(Records with drawing code)
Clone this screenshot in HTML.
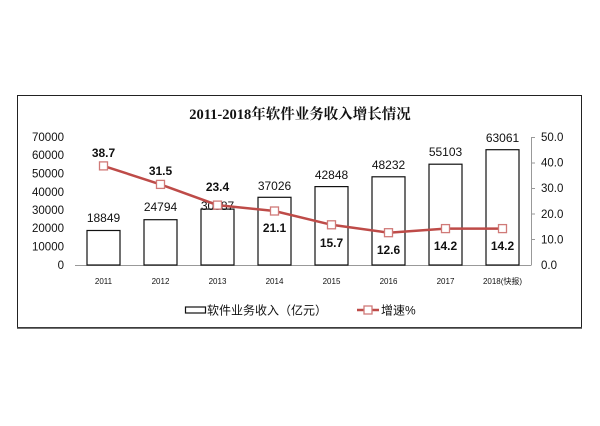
<!DOCTYPE html>
<html><head><meta charset="utf-8"><style>
html,body{margin:0;padding:0;background:#fff;width:600px;height:426px;overflow:hidden}
svg{display:block}
text{font-family:"Liberation Sans","Noto Sans CJK SC",sans-serif;fill:#111}
</style></head><body>
<svg width="600" height="426" viewBox="0 0 600 426" xmlns="http://www.w3.org/2000/svg">
<rect x="17.5" y="95.5" width="564" height="232" fill="#fff" stroke="#222" stroke-width="1"/>
<line x1="17" y1="328" x2="582" y2="328" stroke="#444" stroke-width="1.5"/>
<text x="300" y="119" text-anchor="middle" style="font-family:'Liberation Serif','Noto Serif CJK SC',serif;font-weight:bold;font-size:14.5px">2011-2018年软件业务收入增长情况</text>
<g font-size="11.5" text-anchor="end">
<text x="64" y="141">70000</text><text x="64" y="159">60000</text><text x="64" y="177.5">50000</text><text x="64" y="196">40000</text><text x="64" y="214">30000</text><text x="64" y="232">20000</text><text x="64" y="250.5">10000</text><text x="64" y="269">0</text>
</g>
<g font-size="11.5">
<text x="541" y="141">50.0</text><text x="541" y="166.5">40.0</text><text x="541" y="192">30.0</text><text x="541" y="218">20.0</text><text x="541" y="243.5">10.0</text><text x="541" y="269">0.0</text>
</g>
<line x1="75" y1="265.5" x2="531" y2="265.5" stroke="#999" stroke-width="1"/>
<line x1="531.5" y1="137" x2="531.5" y2="265.5" stroke="#999" stroke-width="1"/>
<g stroke="#999"><line x1="531" y1="137.5" x2="535" y2="137.5"/><line x1="531" y1="163" x2="535" y2="163"/><line x1="531" y1="188.5" x2="535" y2="188.5"/><line x1="531" y1="214" x2="535" y2="214"/><line x1="531" y1="239.5" x2="535" y2="239.5"/></g>
<g fill="#fff" stroke="#111" stroke-width="1.2">
<rect x="87" y="230.5" width="33" height="34.5"/>
<rect x="144" y="219.7" width="33" height="45.3"/>
<rect x="201" y="209.1" width="33" height="55.9"/>
<rect x="258" y="197.3" width="33" height="67.7"/>
<rect x="315" y="186.6" width="33" height="78.4"/>
<rect x="372" y="176.8" width="33" height="88.2"/>
<rect x="429" y="164.2" width="33" height="100.8"/>
<rect x="486" y="149.7" width="33" height="115.3"/>
</g>
<g font-size="12" text-anchor="middle">
<text x="103.5" y="222">18849</text><text x="160.5" y="211">24794</text><text x="217.5" y="210">30587</text><text x="274.5" y="190">37026</text><text x="331.5" y="179">42848</text><text x="388.5" y="169">48232</text><text x="445.5" y="156">55103</text><text x="502.5" y="142">63061</text>
</g>
<polyline points="103.5,165.9 160.5,184.4 217.5,205.1 274.5,211 331.5,224.8 388.5,232.7 445.5,228.6 502.5,228.6" fill="none" stroke="#be4b48" stroke-width="2.5"/>
<g fill="#fff" stroke="#d07a78" stroke-width="1.3">
<rect x="99.5" y="161.9" width="8" height="8"/><rect x="156.5" y="180.4" width="8" height="8"/><rect x="213.5" y="201.1" width="8" height="8"/><rect x="270.5" y="207" width="8" height="8"/><rect x="327.5" y="220.8" width="8" height="8"/><rect x="384.5" y="228.7" width="8" height="8"/><rect x="441.5" y="224.6" width="8" height="8"/><rect x="498.5" y="224.6" width="8" height="8"/>
</g>
<g font-size="12" font-weight="bold" text-anchor="middle">
<text x="103.5" y="157">38.7</text><text x="160.5" y="175">31.5</text><text x="217.5" y="191">23.4</text><text x="274.5" y="232">21.1</text><text x="331.5" y="247">15.7</text><text x="388.5" y="254">12.6</text><text x="445.5" y="250">14.2</text><text x="502.5" y="250">14.2</text>
</g>
<g font-size="8" text-anchor="middle">
<text x="103.5" y="284">2011</text><text x="160.5" y="284">2012</text><text x="217.5" y="284">2013</text><text x="274.5" y="284">2014</text><text x="331.5" y="284">2015</text><text x="388.5" y="284">2016</text><text x="445.5" y="284">2017</text><text x="502.5" y="284">2018(快报)</text>
</g>
<rect x="185.5" y="307" width="20" height="6" fill="#fff" stroke="#111" stroke-width="1.2"/>
<text x="207" y="314.5" font-size="12">软件业务收入（亿元）</text>
<line x1="357" y1="310" x2="379" y2="310" stroke="#be4b48" stroke-width="2.5"/>
<rect x="364" y="306" width="8" height="8" fill="#fff" stroke="#d07a78" stroke-width="1.3"/>
<text x="381" y="314.5" font-size="12">增速%</text>
</svg>
</body></html>
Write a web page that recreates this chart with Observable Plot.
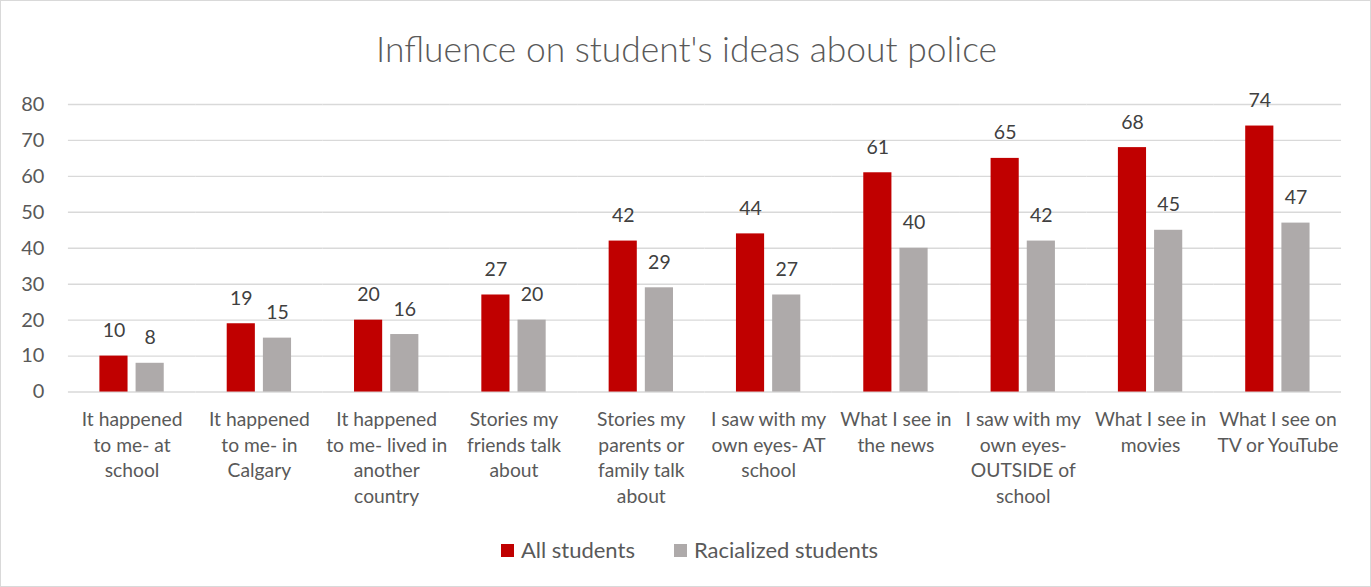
<!DOCTYPE html>
<html>
<head>
<meta charset="utf-8">
<script src="https://cdn.jsdelivr.net/npm/d3@7"></script>
<script src="https://cdn.jsdelivr.net/npm/@observablehq/plot@0.6"></script>
<style>
  body { margin: 0; background: #fff; }
  #wrap { position: relative; width: 1371px; height: 587px; box-sizing: border-box; border: 1px solid #d9d9d9; font-family: Lato, "Open Sans", sans-serif; color: #595959; overflow: hidden; }
  #title { position: absolute; left: 0; top: 26px; width: 1371px; text-align: center; font-size: 35.4px; font-weight: 300; line-height: 44px; }
  #chart { position: absolute; left: -1px; top: 84px; }
  #legend { position: absolute; left: 3px; top: 535px; width: 1371px; display: flex; justify-content: center; gap: 39px; font-size: 22px; line-height: 28px; }
  .item { display: flex; align-items: center; gap: 7px; }
  .sw { width: 13px; height: 13px; display: inline-block; }
</style>
</head>
<body>
<div id="wrap">
  <div id="title"></div>
  <div id="chart"></div>
  <div id="legend"></div>
</div>
<script>
const titleText = "Influence on student's ideas about police";
const categories = [
  "It happened to me- at school",
  "It happened to me- in Calgary",
  "It happened to me- lived in another country",
  "Stories my friends talk about",
  "Stories my parents or family talk about",
  "I saw with my own eyes- AT school",
  "What I see in the news",
  "I saw with my own eyes- OUTSIDE of school",
  "What I see in movies",
  "What I see on TV or YouTube"
];
const categoryLabels = [
  "It happened\nto me- at\nschool",
  "It happened\nto me- in\nCalgary",
  "It happened\nto me- lived in\nanother\ncountry",
  "Stories my\nfriends talk\nabout",
  "Stories my\nparents or\nfamily talk\nabout",
  "I saw with my\nown eyes- AT\nschool",
  "What I see in\nthe news",
  "I saw with my\nown eyes-\nOUTSIDE of\nschool",
  "What I see in\nmovies",
  "What I see on\nTV or YouTube"
];
const seriesNames = ["All students", "Racialized students"];
const allStudents = [10, 19, 20, 27, 42, 44, 61, 65, 68, 74];
const racializedStudents = [8, 15, 16, 20, 29, 27, 40, 42, 45, 47];
const seriesColors = ["#C00000", "#AEAAAA"];
const yTicks = [0, 10, 20, 30, 40, 50, 60, 70, 80];

const data = [];
categories.forEach((c, i) => {
  data.push({category: c, series: seriesNames[0], value: allStudents[i]});
  data.push({category: c, series: seriesNames[1], value: racializedStudents[i]});
});
const labelOf = new Map(categories.map((c, i) => [c, categoryLabels[i]]));

document.getElementById("title").textContent = titleText;

const chart = Plot.plot({
  width: 1372,
  height: 436,
  marginLeft: 68,
  marginRight: 29,
  marginTop: 19,
  marginBottom: 129,
  style: {fontFamily: "Lato, 'Open Sans', sans-serif", color: "#595959", background: "transparent"},
  fx: {domain: categories, padding: 0, round: false},
  x: {domain: seriesNames, paddingInner: 0.222, paddingOuter: 0.87, round: false, axis: null},
  y: {domain: [0, 80]},
  color: {domain: seriesNames, range: seriesColors},
  marks: [
    Plot.ruleY(yTicks, {stroke: "#d9d9d9", strokeWidth: 1.4}),
    Plot.barY(data, {fx: "category", x: "series", y: "value", fill: "series", inset: 0}),
    Plot.text(data, {fx: "category", x: "series", y: "value", text: d => String(d.value), lineAnchor: "bottom", dy: -19, fontSize: 19.5, fill: "#404040"}),
    Plot.axisY({ticks: yTicks, tickSize: 0, tickPadding: 24, fontSize: 20, fill: "#595959", label: null}),
    Plot.axisFx({anchor: "bottom", tickSize: 0, tickPadding: 16, fontSize: 19.3, lineHeight: 1.33, fill: "#595959", tickFormat: d => labelOf.get(d), label: null})
  ]
});
document.getElementById("chart").appendChild(chart);

const legend = document.getElementById("legend");
seriesNames.forEach((s, i) => {
  const item = document.createElement("div");
  item.className = "item";
  const sw = document.createElement("span");
  sw.className = "sw";
  sw.style.background = seriesColors[i];
  const t = document.createElement("span");
  t.textContent = s;
  item.appendChild(sw);
  item.appendChild(t);
  legend.appendChild(item);
});
</script>
</body>
</html>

→ Task statement: Count the lines in the entries above that include the string "this", then give only that figure.

→ Written answer: 2